Black Country, New Road – La route du panache
Qu'on se le dise une bonne fois pour toutes, Black Country, New Road ne jouent plus leurs deux premiers albums sur scène. Pas de procès, pas de drama mais un choix esthétique et éthique. L'ancien Black Country, New Road est mort, vive le nouveau Black Country, New Road. Les filles ont pris le pouvoir, chantent à tour de rôle ou à l'unisson et le groupe nous livre un set intense et émouvant, à la théâtralité assumée. Chaque morceau rappelle qu'ils ont choisi la voie la plus risquée, repartir de zéro pour se réinventer. Cela s'appelle le panache.
La Femme – Les biarrots en été
La Femme, c'était mieux avant ? Ce sont eux-mêmes qui le disent ironiquement depuis leurs débuts. Mais ce soir, ils ont sorti la carte nostalgie en invitant sur scène Clémence Quelennec, leur chanteuse historique. Et comme toujours, on râle en début de concert ("encore eux !") et on finit conquis ("c'est encore mieux !"). Costumes de vacanciers (bermuda et polo Lacoste rose, il fallait oser), tubes en rafale et une promesse tenue. "Ce soir, La Femme va vous donner du plaisir" hurle Sasha. Mission accomplie.
WU LYF – Passé recomposé
Treize ans après leur split, les Mancuniens ont choisi la Route du Rock pour se réincarner. Leur nouveau single nous avait laissés sceptiques, mais sur scène, Ellery James Roberts n'a rien perdu de son charisme rocailleux. Puissant et incarné, oui. Original et convainquant, pas vraiment. WU LYF, c'était mieux avant ?
King Krule – Plan B
Archy Marshall a trente ans et quinze ans de carrière mais pas encore un statut de tête d'affiche du niveau de Pulp ou Kraftwerk. Les organisateurs rêvaient de Beth Gibbons et King Krule fait office de plan B. Devant une foule clairsemée qui salue mollement son arrivée, il déroule un set sombre, long et un peu trop en retrait. Les fans sont aux anges mais les autres s'ennuient ferme. La première vraie déception de cette édition.

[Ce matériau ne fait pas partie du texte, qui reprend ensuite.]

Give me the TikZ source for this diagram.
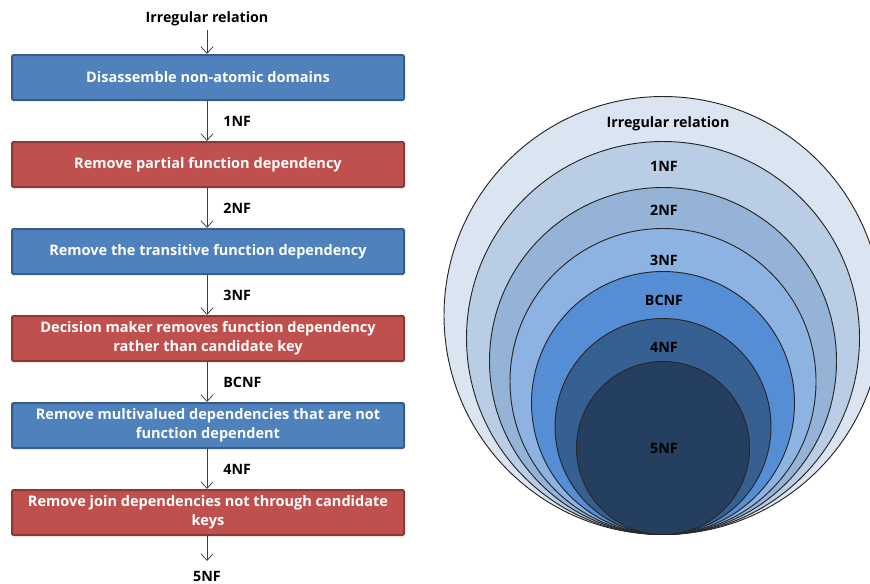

Bolis Pupul – Mister Camping
Mais la soirée n'est pas terminée. Premier pas vers la nuit avec le belge Bolis Pupul qui envoie un set enlevé, clair et efficace. Il commence à se faire tard mais pour les plus fêtards l'heure de renter au camping est encore loin.
Overmono – Stereo Total
Clôture agressive et jouissive, la techno puissante des frères Russell emporte tout sur son passage. Ce déferlement sonore rappelle que la Route du Rock aime autant les guitares que les machines. On file vite à la Navette, un seul dodo nous sépare de l'arrivée de tonton Jarvis.
Verdict : Un premier soir sous le signe du contraste avec un départ en trombe suivie d'une petite chute de tension. MEMORIALS ont tutoyé les étoiles devant 500 convaincus, on s'est réjoui devant le joyeux bordel de Black Country, New Road et le kitsch festif de la Femme tandis que WU LYF ont peiné à ressusciter leur glorieux passé et King Krule à assumer son rôle de headliner. Reste qu'on préfère voir le verre à moitié plein, un peu comme la jauge de cette première journée.